Long lived institutions promote an intertemporal division of labor. Our forbearers solved particular problems. Institutions allows us in the present to rely on the wisdom of the past concerning these problems and work on more pressing issues. Hayek notes in The Constitution of Liberty that we do not, “as Thomas Jefferson believed… ‘ascribe to the men of the preceding age a wisdom more than human, and… suppose what they did to be beyond amendment.” There is here a confusion between the wisdom of a particular person and the collective wisdom of persons across many generations:
Far from assuming that those who created the institutions were wiser than we are, the evolutionary view is based on the insight that the result of experimentation of many generations may embody more experience than any one man possesses.
The formation of institutions across time represent the creation and application of information to relevant social problems. These solutions, as embodied in common law, have tended to increase freedom of the individual. The weakening of these institutions by increased reliance on legislation diminishes the freedom procured by this knowledge. It is this danger that Hayek refers to in his critique of rationalism. If the state is empowered to make too swift of changes too often and to deviate from the principles that underlie a liberal society, those principles, which secure the freedom to engage in any action not restricted, may be lost:
Not only is liberty a system under which all government action is guided by principles, but it is an ideal that will not be preserved unless it is itself accepted as an overriding principle governing all particular acts of legislation.
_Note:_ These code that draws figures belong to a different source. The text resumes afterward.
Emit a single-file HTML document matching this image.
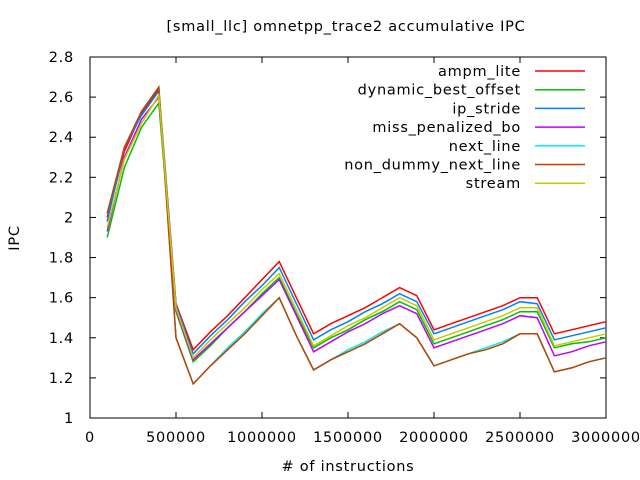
<!DOCTYPE html>
<html><head><meta charset="utf-8">
<style>body{margin:0;background:#fff}svg{display:block;font-family:"DejaVu Sans","Liberation Sans",sans-serif}text{letter-spacing:0.75px}</style>
</head><body>
<svg id="chart" width="640" height="480" viewBox="0 0 640 480" xmlns="http://www.w3.org/2000/svg">
<rect x="0" y="0" width="640" height="480" fill="#fff"/>
<text x="346" y="31" font-size="14.5" text-anchor="middle">[small_llc] omnetpp_trace2 accumulative IPC</text>
<text x="348" y="471" font-size="14.5" text-anchor="middle"># of instructions</text>
<text x="19" y="238" font-size="14.5" text-anchor="middle" transform="rotate(-90 19 238)">IPC</text>
<g id="axes"></g>
<g id="series"></g>
<g id="legend"></g>
</svg>
<script>
const names = ["ampm_lite","dynamic_best_offset","ip_stride","miss_penalized_bo","next_line","non_dummy_next_line","stream"];
const colors = ["#ff0000","#00c000","#0080ff","#c000ff","#00eeee","#c04000","#c8c800"];
const xValues = [100000,200000,300000,400000,500000,600000,700000,800000,900000,1000000,1100000,1200000,1300000,1400000,1500000,1600000,1700000,1800000,1900000,2000000,2100000,2200000,2300000,2400000,2500000,2600000,2700000,2800000,2900000,3000000];
const ampm = [2.00,2.33,2.52,2.64,1.57,1.34,1.43,1.51,1.60,1.69,1.78,1.60,1.42,1.47,1.51,1.55,1.60,1.65,1.61,1.44,1.47,1.50,1.53,1.56,1.60,1.60,1.42,1.44,1.46,1.48];
const dbo = [1.90,2.25,2.45,2.57,1.53,1.28,1.36,1.45,1.53,1.62,1.70,1.52,1.35,1.40,1.44,1.49,1.53,1.58,1.54,1.37,1.40,1.43,1.46,1.49,1.53,1.53,1.35,1.37,1.38,1.40];
const ipStride = [1.98,2.35,2.51,2.63,1.56,1.32,1.41,1.49,1.58,1.66,1.75,1.57,1.39,1.44,1.48,1.53,1.57,1.62,1.58,1.42,1.45,1.48,1.51,1.54,1.58,1.57,1.39,1.41,1.43,1.45];
const mpbo = [1.93,2.30,2.49,2.60,1.54,1.29,1.37,1.45,1.53,1.61,1.69,1.51,1.33,1.38,1.43,1.47,1.52,1.56,1.52,1.35,1.38,1.41,1.44,1.47,1.51,1.50,1.31,1.33,1.36,1.38];
const nextLine = [2.02,2.35,2.53,2.65,1.40,1.17,1.26,1.35,1.43,1.52,1.60,1.41,1.24,1.29,1.34,1.38,1.43,1.47,1.40,1.26,1.29,1.32,1.35,1.38,1.42,1.42,1.23,1.25,1.28,1.30];
const nonDummy = [2.02,2.35,2.53,2.65,1.40,1.17,1.26,1.34,1.42,1.51,1.60,1.41,1.24,1.29,1.33,1.37,1.42,1.47,1.40,1.26,1.29,1.32,1.34,1.37,1.42,1.42,1.23,1.25,1.28,1.30];
const stream = [1.95,2.29,2.47,2.61,1.55,1.30,1.39,1.47,1.55,1.64,1.72,1.54,1.36,1.41,1.46,1.50,1.55,1.60,1.56,1.39,1.42,1.45,1.48,1.51,1.55,1.55,1.36,1.38,1.40,1.42];
const seriesData = [ampm,dbo,ipStride,mpbo,nextLine,nonDummy,stream];
const yTicks = ["1","1.2","1.4","1.6","1.8","2","2.2","2.4","2.6","2.8"];
const xTicks = ["0","500000","1000000","1500000","2000000","2500000","3000000"];

const NS="http://www.w3.org/2000/svg";
const L=90,R=606,T=57,B=418;
const xs=v=>L+(v/3000000)*(R-L);
const ys=v=>B-(v-1)/1.8*(B-T);
function mk(tag,attrs,parent){const e=document.createElementNS(NS,tag);for(const k in attrs)e.setAttribute(k,attrs[k]);parent.appendChild(e);return e;}
const axes=document.getElementById('axes');
const frame=mk('rect',{x:L,y:T,width:R-L,height:B-T,fill:'none',stroke:'#000','stroke-width':1},axes);


yTicks.forEach(t=>{const v=parseFloat(t),y=ys(v);
 mk('line',{x1:L,y1:y,x2:L+6,y2:y,stroke:'#000'},axes);
 mk('line',{x1:R,y1:y,x2:R-6,y2:y,stroke:'#000'},axes);
 const tx=mk('text',{x:L-16,y:y+5,'font-size':14.5,'text-anchor':'end'},axes);tx.textContent=t;
 
 
});
xTicks.forEach(t=>{const v=parseFloat(t),x=xs(v);
 mk('line',{x1:x,y1:B,x2:x,y2:B-6,stroke:'#000'},axes);
 mk('line',{x1:x,y1:T,x2:x,y2:T+6,stroke:'#000'},axes);
 const tx=mk('text',{x:x,y:B+24,'font-size':14.5,'text-anchor':'middle'},axes);tx.textContent=t;
 
 
});
const sg=document.getElementById('series');
seriesData.forEach((d,i)=>{
 const pts=d.map((v,j)=>xs(xValues[j]).toFixed(1)+','+ys(v).toFixed(1)).join(' ');
 const p=mk('polyline',{points:pts,fill:'none',stroke:colors[i],'stroke-width':1.5},sg);
 
 
});
const lg=document.getElementById('legend');
names.forEach((n,i)=>{const y=71+i*18.7;
 const g=mk('g',{},lg);
 
 
 const tx=mk('text',{x:521,y:y+5,'font-size':14.5,'text-anchor':'end'},g);tx.textContent=n;
 mk('line',{x1:535,y1:y,x2:585,y2:y,stroke:colors[i],'stroke-width':1.5},g);
});
</script>
</body></html>
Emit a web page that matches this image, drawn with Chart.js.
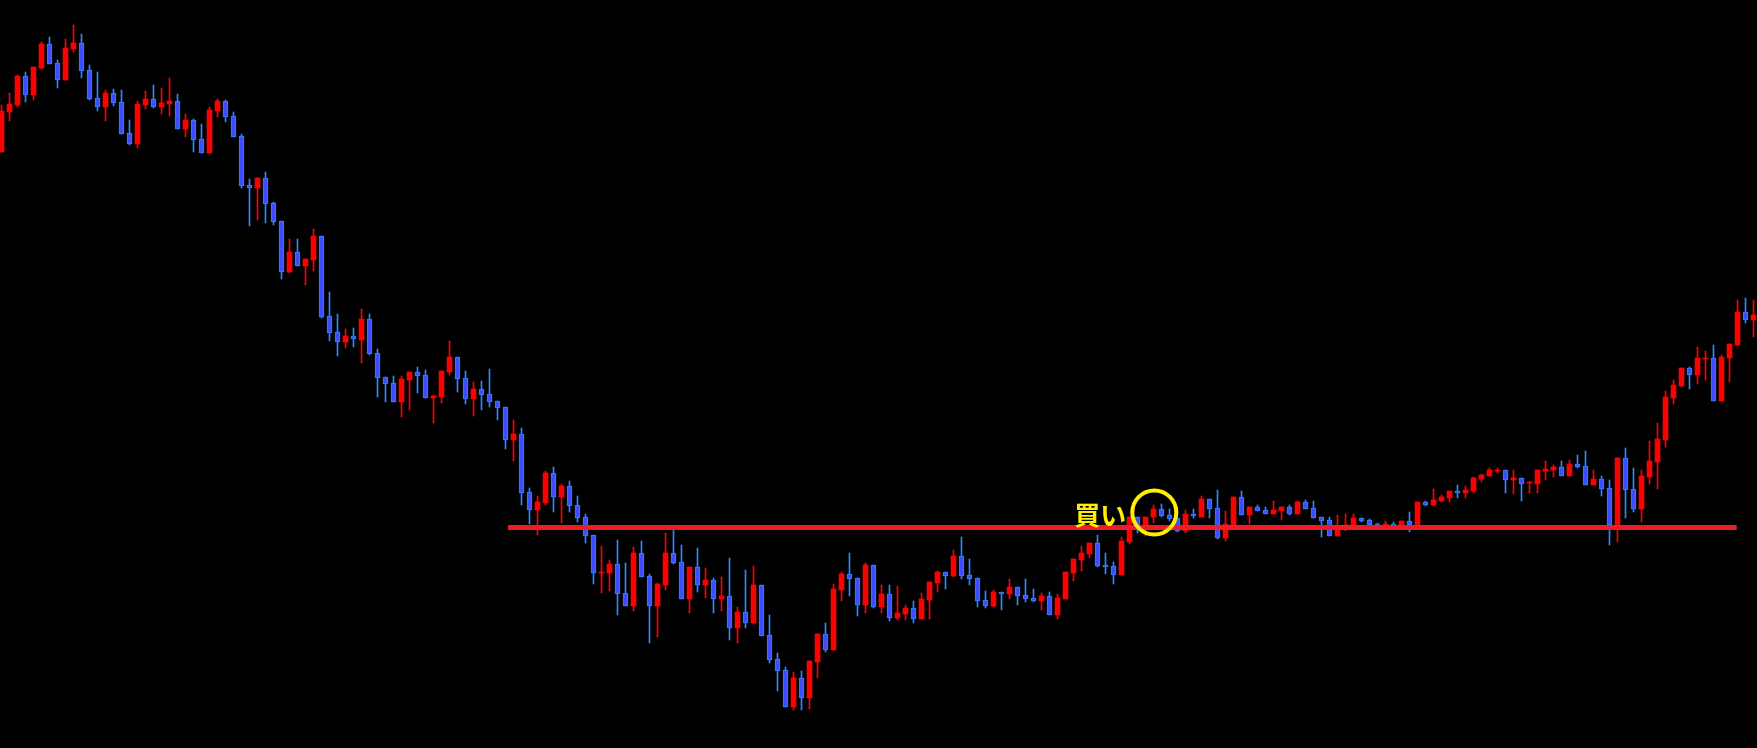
<!DOCTYPE html>
<html>
<head>
<meta charset="utf-8">
<script src="https://cdn.jsdelivr.net/npm/chart.js@4.4.1/dist/chart.umd.min.js"></script>
<style>
  html, body { margin: 0; padding: 0; background: #000; overflow: hidden; }
  canvas { display: block; }
</style>
</head>
<body>
<canvas id="priceChart" width="1757" height="748"></canvas>
<script>
const opens = [
  152,112,105,76,95,68,44,63,80,49, 43,70,98,107,93,102,133,144,105,99,
  107,104,101,129,120,139,153,111,101,116, 136,185,188,178,203,221,272,252,266,260,
  236,316,332,342,336,340,319,353,377,383, 402,380,372,375,398,397,372,357,378,399,
  389,394,401,407,440,434,492,510,503,473, 497,486,505,517,535,573,573,564,593,606,
  553,576,606,585,553,562,599,567,585,580, 599,596,628,612,623,585,635,659,670,707,
  678,698,662,634,650,590,574,578,605,565, 607,594,618,614,608,619,600,583,572,576,
  556,575,578,600,606,592,594,587,595,598, 601,596,615,599,573,560,554,543,565,566,
  575,542,517,526,517,509,515,518,531,514, 517,499,508,538,525,497,515,507,510,514,
  511,507,514,502,508,517,520,536,527,527, 518,520,524,526,524,526,521,526,502,505,
  501,498,491,493,491,479,476,471,470,480, 478,483,484,471,470,467,476,464,466,485,
  479,488,525,458,489,509,477,462,440,398, 386,368,375,359,358,401,358,345,312,320
];
const highs = [
  105,93,75,72,67,42,37,60,39,25, 34,65,72,90,89,90,120,101,91,85,
  88,78,94,114,119,124,107,99,100,112, 134,179,178,172,202,221,239,239,259,229,
  236,292,314,329,328,309,314,349,377,376, 376,372,367,370,395,371,341,357,371,382,
  381,369,401,407,420,428,488,496,471,467, 484,481,496,514,535,546,560,540,563,547,
  541,574,583,533,530,545,567,548,568,578, 577,558,607,570,566,585,615,653,667,672,
  671,661,634,623,584,572,553,578,563,565, 585,585,586,605,601,593,582,571,572,550,
  537,559,578,591,590,592,579,587,579,589, 593,592,594,572,559,546,543,535,553,562,
  537,517,517,517,505,504,509,518,510,509, 496,499,490,511,497,491,507,505,507,501,
  507,505,501,500,501,517,517,515,514,514, 518,519,523,521,522,521,512,502,501,489,
  495,491,485,486,477,474,468,468,470,470, 478,482,470,461,465,461,460,455,451,470,
  476,480,458,448,468,470,441,423,391,380, 368,367,347,351,345,355,344,300,298,300
];
const lows = [
  152,121,107,102,100,69,64,88,80,52, 78,100,111,121,106,134,145,148,109,108,
  114,116,129,137,152,153,153,117,122,137, 188,226,220,223,225,279,273,266,285,271,
  318,341,356,348,347,363,355,397,402,402, 417,410,393,398,423,403,375,392,404,416,
  410,407,420,449,461,505,524,535,505,512, 523,512,522,543,584,593,591,615,606,611,
  577,643,637,590,564,599,613,592,598,613, 611,640,643,628,624,636,663,691,707,710,
  710,709,678,652,650,601,596,616,613,608, 613,621,620,620,623,619,619,592,589,577,
  579,585,607,608,607,610,599,605,602,602, 610,615,619,599,581,571,558,567,574,584,
  575,544,533,536,523,517,521,532,533,518, 517,518,539,541,525,515,524,511,514,514,
  520,515,514,509,518,537,536,536,531,527, 522,526,527,527,527,527,532,526,506,506,
  502,502,498,498,493,482,476,473,493,494, 501,493,493,480,477,476,476,468,485,485,
  496,545,542,518,512,522,484,489,447,404, 387,389,384,380,401,401,382,345,323,337
];
const closes = [
  111,104,76,95,67,44,64,80,48,43, 71,99,107,93,103,134,144,104,99,107,
  103,101,129,120,140,153,110,101,117,137, 186,188,178,204,222,272,252,266,259,236,
  317,333,342,336,339,319,354,378,384,402, 379,372,376,398,396,371,357,379,399,389,
  395,402,408,440,434,493,510,502,473,497, 486,506,518,536,573,572,564,594,606,553,
  577,606,584,553,563,599,567,585,580,599, 596,628,612,623,585,636,660,671,707,678,
  698,661,634,650,589,574,579,605,565,607, 594,618,613,608,619,599,582,572,576,556,
  576,579,601,606,592,594,587,596,599,601, 596,615,598,572,559,553,543,566,567,575,
  541,517,526,517,509,516,519,531,514,516, 499,509,538,524,497,515,507,511,514,510,
  507,514,502,509,518,521,536,526,525,518, 521,525,526,524,526,521,525,502,505,500,
  497,491,493,490,478,475,470,470,480,478, 484,482,470,469,467,476,464,467,485,479,
  489,525,458,490,509,476,461,439,397,385, 368,375,358,358,401,357,344,312,320,315
];

// neckline and the buy mark
const necklineLevel = 527.5;
const necklineFrom = 63.3;
const necklineTo = 216.9;
const buyMark = { x: 144.1, y: 512.5 };
const buyLabel = { x: 140.6, y: 515, text: '買い' };

const UP = '#ff0000';
const DOWN_FILL = '#3c4cff';
const DOWN_EDGE = '#2f86ff';
const YELLOW = '#ffee00';

const idx = opens.map((_, i) => i);
const isUp = idx.map(i => closes[i] < opens[i]); // smaller depth = higher price

const labelPlugin = {
    id: 'buyLabel',
    afterDatasetsDraw(chart) {
        const ctx = chart.ctx;
        const px = chart.scales.x.getPixelForValue(buyLabel.x);
        const py = chart.scales.y.getPixelForValue(buyLabel.y);
        ctx.save();
        ctx.font = 'bold 26px "Noto Sans CJK JP"';
        ctx.fillStyle = YELLOW;
        ctx.textAlign = 'right';
        ctx.textBaseline = 'middle';
        ctx.fillText(buyLabel.text, px, py);
        ctx.restore();
    }
};

const ctx = document.getElementById('priceChart').getContext('2d');

new Chart(ctx, {
    type: 'bar',
    data: {
        datasets: [
            {
                type: 'line',
                data: [buyMark],
                showLine: false,
                pointRadius: 22,
                pointBorderWidth: 4,
                pointBorderColor: YELLOW,
                pointBackgroundColor: 'rgba(0,0,0,0)',
                order: 0
            },
            {
                type: 'line',
                data: [{ x: necklineFrom, y: necklineLevel }, { x: necklineTo, y: necklineLevel }],
                borderColor: '#ee1c24',
                borderWidth: 5,
                borderCapStyle: 'butt',
                pointRadius: 0,
                order: 1
            },
            {
                // candle bodies
                data: idx.map(i => ({ x: i, y: [opens[i], closes[i]] })),
                backgroundColor: idx.map(i => isUp[i] ? UP : DOWN_FILL),
                borderColor: idx.map(i => isUp[i] ? UP : DOWN_EDGE),
                borderWidth: idx.map(i => isUp[i] ? 0 : 1),
                borderSkipped: false,
                barThickness: 5,
                grouped: false,
                order: 2
            },
            {
                // wicks
                data: idx.map(i => ({ x: i, y: [lows[i], highs[i]] })),
                backgroundColor: idx.map(i => isUp[i] ? UP : DOWN_EDGE),
                borderWidth: 0,
                barThickness: 1,
                grouped: false,
                order: 3
            }
        ]
    },
    options: {
        responsive: false,
        animation: false,
        layout: { padding: 0, autoPadding: false },
        plugins: {
            legend: { display: false },
            tooltip: { enabled: false }
        },
        scales: {
            x: {
                type: 'linear',
                min: -0.1875,
                max: 219.4375,
                offset: false,
                display: false
            },
            y: {
                min: 0,
                max: 748,
                reverse: true,
                display: false
            }
        }
    },
    plugins: [labelPlugin]
});
</script>
</body>
</html>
Where no such fundamental rule is stubbornly adhered to as an ultimate ideal about which there must be no compromise for the sake of material advantages – as an ideal which, even though it may have to be temporarily infringed during a passing emergency, must for the basis of all permanent arrangements – freedom is almost certain to be destroyed by piecemeal encroachments.
It is on this intellectual foundation that one might argue for an encumbering of legislative action and increased reliance on common law as a means for promoting the general welfare.